NHKと民放の二元体制で100%のリーチを目指すという名目の下、六十数年やってきたことになります。今の地上波テレビ放送は、先人たちの資産の上に成り立っているのです。半面、この盤石な仕組みがあるからこそ、諸外国でネットへのシフトが始まっても、良くも悪くも日本はその歩みが遅いともいえるでしょう。

リーチこそがメディアパワーの源泉であり、同時配信はその維持拡大に寄与する

今テレビを持っていない若年層の世帯は10%程度あるといわれています。これについては、放送局と広告主との間で受け止め方の温度差があるように思います。

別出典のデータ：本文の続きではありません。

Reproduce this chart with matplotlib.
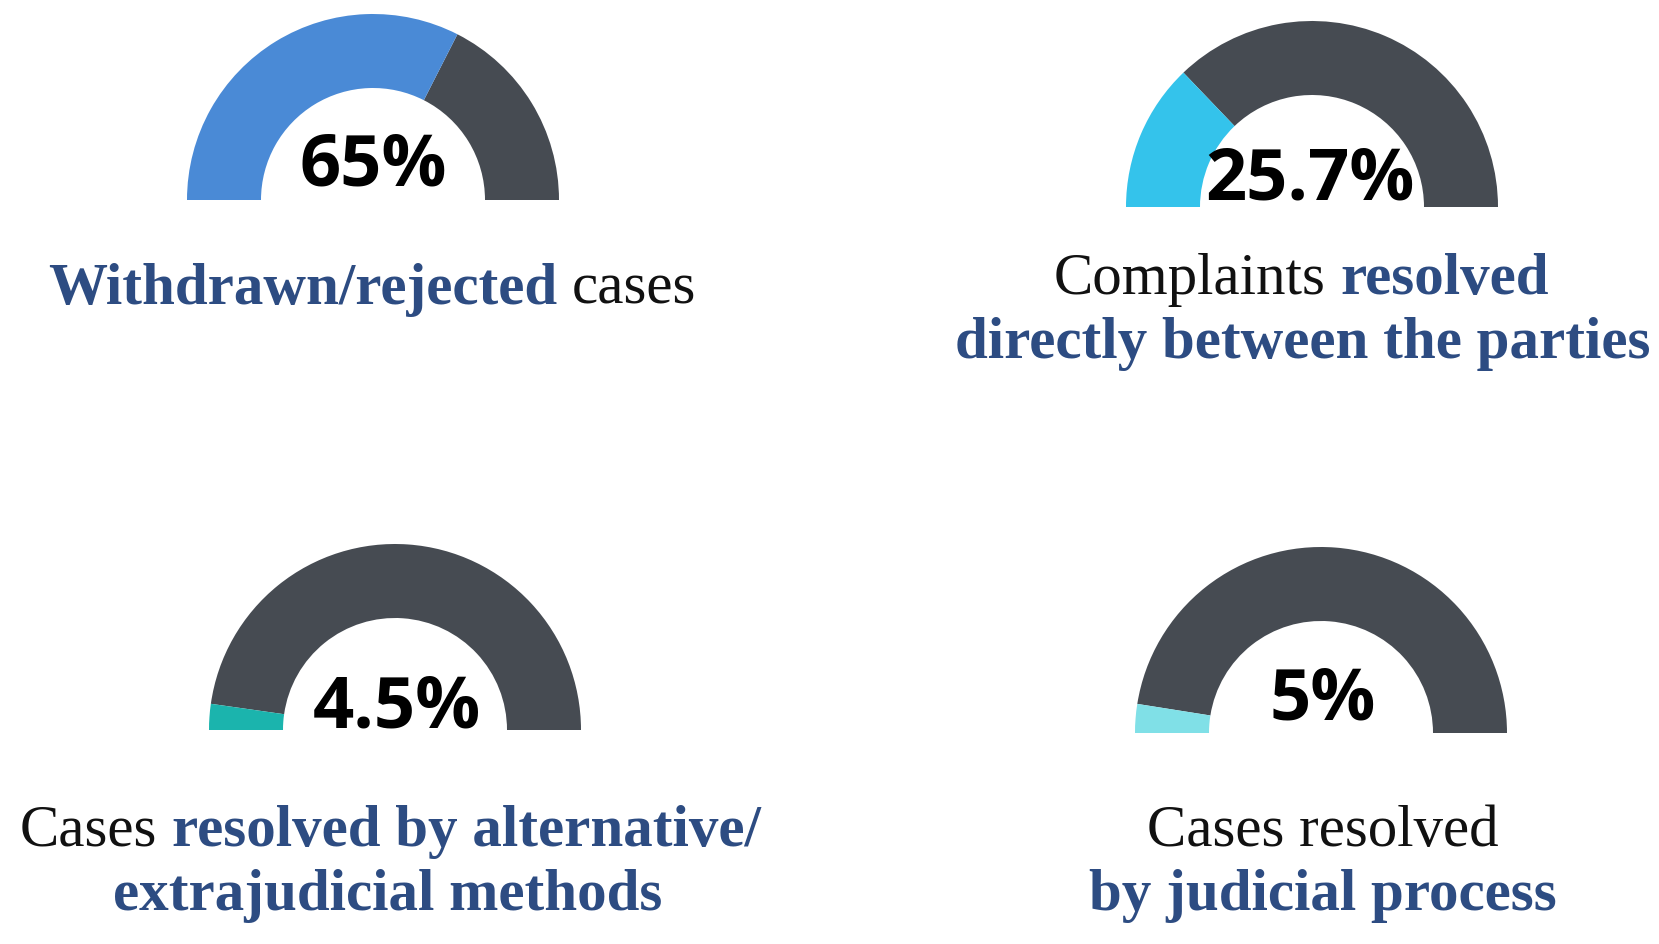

放送局は、視聴率に基づきビジネスを行うので、テレビを持っていない人を含めて考えることに慣れていない面もあるかもしれません。一方で広告主は、テレビを持っていない人をどうするのかという問題意識があります。この両者のギャップをどう埋めていくのか、今なお未完の課題です。

「日本の広告費」によれば、テレビ広告費が2兆円弱(地上波で1兆8000億円)あるわけですが、その礎になっているのはリーチに他なりません。リーチを維持拡大していくことが喫緊の課題であり、そのための手段としてネット同時配信を考えるべきではないでしょうか。

今こそテレビ×シェアの可能性に賭ける

「最近、昔のように、人気テレビ番組についての感想を語り合わなくなった」―。こんな声をたびたび耳にするようになりました。例えば昔は「8時だョ!全員集合」のような国民的人気番組があり、翌日(「8時だョ!全員集合」の場合は放送日が土曜日なので翌週)になるとみんなが学校などでその話をした。最近は学校でテレビの話題が上がらないようだ。だからテレビはだめなんだ、といったもの。

しかしこれは、大きな勘違いなのです。よく考えれば分かるように、今はそれぞれの部屋でテレビを見ていますが、実はLINEやTwitterなどのネットワーク上で友人とつながっていて、そこで番組をネタにしてやりとりしています。

つまり、テレビの話題はSNS上で「リアルタイム」に共有されており、翌日に話す必要がない状況も生まれています。「テレビの話をみんなしなくなった」論が、いかに昔のパースペクティブで今の現象を見てしまっているかを示しているように思われるのです。

スマートフォンの時代はシェアの時代でもあります。そしてシェアはリアルタイムであること、素早くやりとりが進むことが肝要です。

この点で、テレビがもともと持っている最も強い価値の一つである「ライブ性」は親和性が強く、例えばradikoやAbemaTVのようなIP(インターネットプロトコル)を使った同時配信の仕組みで、テレビを生かすための方図をもっと突き詰めていくことが求められるはずです。